◆ **What you will do**
Transcribe the material verbatim in full; the pictures do not belong in the copy.

"""

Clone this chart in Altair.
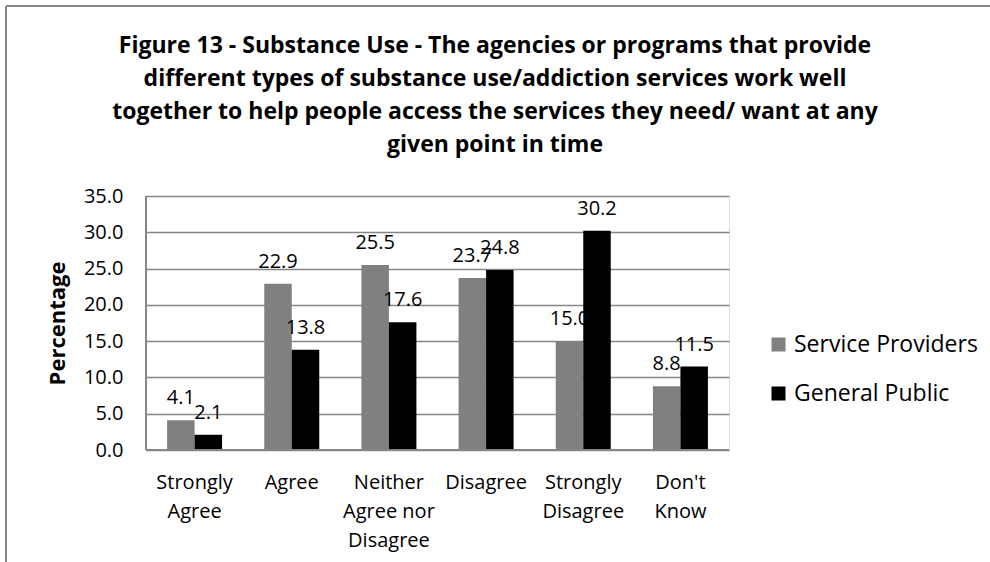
import json
import altair as alt
import pandas as pd

# ---- data ----
categories = ["Strongly Agree", "Agree", "Neither Agree nor Disagree",
              "Disagree", "Strongly Disagree", "Don't Know"]
label_lines = [["Strongly", "Agree"], ["Agree"], ["Neither", "Agree nor", "Disagree"],
               ["Disagree"], ["Strongly", "Disagree"], ["Don't", "Know"]]
series = ["Service Providers", "General Public"]
service_providers = [4.1, 22.9, 25.5, 23.7, 15.0, 8.8]
general_public = [2.1, 13.8, 17.6, 24.8, 30.2, 11.5]
y_ticks = [0, 5, 10, 15, 20, 25, 30, 35]
colors = ["#808080", "#000000"]
title_lines = [
    "Figure 13 - Substance Use - The agencies or programs that provide",
    "different types of substance use/addiction services work well",
    "together to help people access the services they need/ want at any",
    "given point in time",
]

rows = []
for c, a, b in zip(categories, service_providers, general_public):
    rows.append({"category": c, "series": series[0], "value": a})
    rows.append({"category": c, "series": series[1], "value": b})
df = pd.DataFrame(rows)

# label expression for multi-line category labels
expr = "datum.value"
for c, lines in reversed(list(zip(categories, label_lines))):
    expr = f"datum.value == {json.dumps(c)} ? {json.dumps(lines)} : ({expr})"

FONT = "Open Sans"
W, H = 583, 254
L, T = 146, 196

x = alt.X("category:N", sort=categories, title=None,
          scale=alt.Scale(paddingInner=0.434, paddingOuter=0.217),
          axis=alt.Axis(labelExpr=expr, labelAngle=0, ticks=False, domain=False,
                        labelPadding=22, labelLineHeight=29, labelFontSize=20,
                        labelColor="#000000", labelFont=FONT))
y = alt.Y("value:Q", title="Percentage",
          scale=alt.Scale(domain=[0, 35], nice=False),
          axis=alt.Axis(values=y_ticks, format=".1f", ticks=False, domain=False,
                        gridColor="#868686", gridWidth=1.5, labelFontSize=20,
                        labelColor="#000000", labelFont=FONT, labelPadding=23,
                        titleFont=FONT, titleFontSize=22, titleFontWeight="bold",
                        titleColor="#000000", titlePadding=14))
xo = alt.XOffset("series:N", sort=series)
color = alt.Color("series:N", sort=series,
                  scale=alt.Scale(domain=series, range=colors),
                  legend=alt.Legend(title=None, orient="none", legendX=621, legendY=137,
                                    symbolType="square", symbolSize=196,
                                    symbolStrokeWidth=0, labelFontSize=23,
                                    labelFont=FONT, labelColor="#000000",
                                    labelLimit=400,
                                    rowPadding=25, labelOffset=4))

base = alt.Chart(df)
bars = base.mark_bar().encode(x=x, y=y, xOffset=xo, color=color)
labels = base.mark_text(baseline="bottom", dy=-12, fontSize=20, font=FONT,
                        color="#000000").encode(
    x=x, y=y, xOffset=xo, text=alt.Text("value:Q", format=".1f"))
bottom_axis = base.mark_rule(color="#868686", strokeWidth=1.5).encode(
    x=alt.value(0), x2=alt.value(W), y=alt.value(H))
left_axis = base.mark_rule(color="#868686", strokeWidth=1.5).encode(
    x=alt.value(0), y=alt.value(0), y2=alt.value(H))
border_top = base.mark_rule(color="#868686", strokeWidth=2).encode(
    x=alt.value(6 - L), x2=alt.value(1000 - L), y=alt.value(6 - T))
border_left = base.mark_rule(color="#868686", strokeWidth=2).encode(
    x=alt.value(6 - L), y=alt.value(6 - T), y2=alt.value(570 - T))

chart = alt.layer(left_axis, bars, labels, bottom_axis, border_top, border_left).properties(
    width=W, height=H,
    title=alt.TitleParams(title_lines, font=FONT, fontSize=23, fontWeight="bold",
                          color="#000000", anchor="middle", lineHeight=33,
                          dx=495 - (L + W / 2), offset=-152),
    autosize=alt.AutoSizeParams(type="none"),
    padding={"left": L, "top": T, "right": 990 - L - W, "bottom": 562 - T - H},
).configure_view(stroke=None).configure(background="white")

chart.save("out.html", embed_options={"renderer": "svg", "actions": False})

"""

◆ **Exercise output**
Clone this chart in Altair.
import json
import altair as alt
import pandas as pd

# ---- data ----
categories = ["Strongly Agree", "Agree", "Neither Agree nor Disagree",
              "Disagree", "Strongly Disagree", "Don't Know"]
label_lines = [["Strongly", "Agree"], ["Agree"], ["Neither", "Agree nor", "Disagree"],
               ["Disagree"], ["Strongly", "Disagree"], ["Don't", "Know"]]
series = ["Service Providers", "General Public"]
service_providers = [4.1, 22.9, 25.5, 23.7, 15.0, 8.8]
general_public = [2.1, 13.8, 17.6, 24.8, 30.2, 11.5]
y_ticks = [0, 5, 10, 15, 20, 25, 30, 35]
colors = ["#808080", "#000000"]
title_lines = [
    "Figure 13 - Substance Use - The agencies or programs that provide",
    "different types of substance use/addiction services work well",
    "together to help people access the services they need/ want at any",
    "given point in time",
]

rows = []
for c, a, b in zip(categories, service_providers, general_public):
    rows.append({"category": c, "series": series[0], "value": a})
    rows.append({"category": c, "series": series[1], "value": b})
df = pd.DataFrame(rows)

# label expression for multi-line category labels
expr = "datum.value"
for c, lines in reversed(list(zip(categories, label_lines))):
    expr = f"datum.value == {json.dumps(c)} ? {json.dumps(lines)} : ({expr})"

FONT = "Open Sans"
W, H = 583, 254
L, T = 146, 196

x = alt.X("category:N", sort=categories, title=None,
          scale=alt.Scale(paddingInner=0.434, paddingOuter=0.217),
          axis=alt.Axis(labelExpr=expr, labelAngle=0, ticks=False, domain=False,
                        labelPadding=22, labelLineHeight=29, labelFontSize=20,
                        labelColor="#000000", labelFont=FONT))
y = alt.Y("value:Q", title="Percentage",
          scale=alt.Scale(domain=[0, 35], nice=False),
          axis=alt.Axis(values=y_ticks, format=".1f", ticks=False, domain=False,
                        gridColor="#868686", gridWidth=1.5, labelFontSize=20,
                        labelColor="#000000", labelFont=FONT, labelPadding=23,
                        titleFont=FONT, titleFontSize=22, titleFontWeight="bold",
                        titleColor="#000000", titlePadding=14))
xo = alt.XOffset("series:N", sort=series)
color = alt.Color("series:N", sort=series,
                  scale=alt.Scale(domain=series, range=colors),
                  legend=alt.Legend(title=None, orient="none", legendX=621, legendY=137,
                                    symbolType="square", symbolSize=196,
                                    symbolStrokeWidth=0, labelFontSize=23,
                                    labelFont=FONT, labelColor="#000000",
                                    labelLimit=400,
                                    rowPadding=25, labelOffset=4))

base = alt.Chart(df)
bars = base.mark_bar().encode(x=x, y=y, xOffset=xo, color=color)
labels = base.mark_text(baseline="bottom", dy=-12, fontSize=20, font=FONT,
                        color="#000000").encode(
    x=x, y=y, xOffset=xo, text=alt.Text("value:Q", format=".1f"))
bottom_axis = base.mark_rule(color="#868686", strokeWidth=1.5).encode(
    x=alt.value(0), x2=alt.value(W), y=alt.value(H))
left_axis = base.mark_rule(color="#868686", strokeWidth=1.5).encode(
    x=alt.value(0), y=alt.value(0), y2=alt.value(H))
border_top = base.mark_rule(color="#868686", strokeWidth=2).encode(
    x=alt.value(6 - L), x2=alt.value(1000 - L), y=alt.value(6 - T))
border_left = base.mark_rule(color="#868686", strokeWidth=2).encode(
    x=alt.value(6 - L), y=alt.value(6 - T), y2=alt.value(570 - T))

chart = alt.layer(left_axis, bars, labels, bottom_axis, border_top, border_left).properties(
    width=W, height=H,
    title=alt.TitleParams(title_lines, font=FONT, fontSize=23, fontWeight="bold",
                          color="#000000", anchor="middle", lineHeight=33,
                          dx=495 - (L + W / 2), offset=-152),
    autosize=alt.AutoSizeParams(type="none"),
    padding={"left": L, "top": T, "right": 990 - L - W, "bottom": 562 - T - H},
).configure_view(stroke=None).configure(background="white")

chart.save("out.html", embed_options={"renderer": "svg", "actions": False})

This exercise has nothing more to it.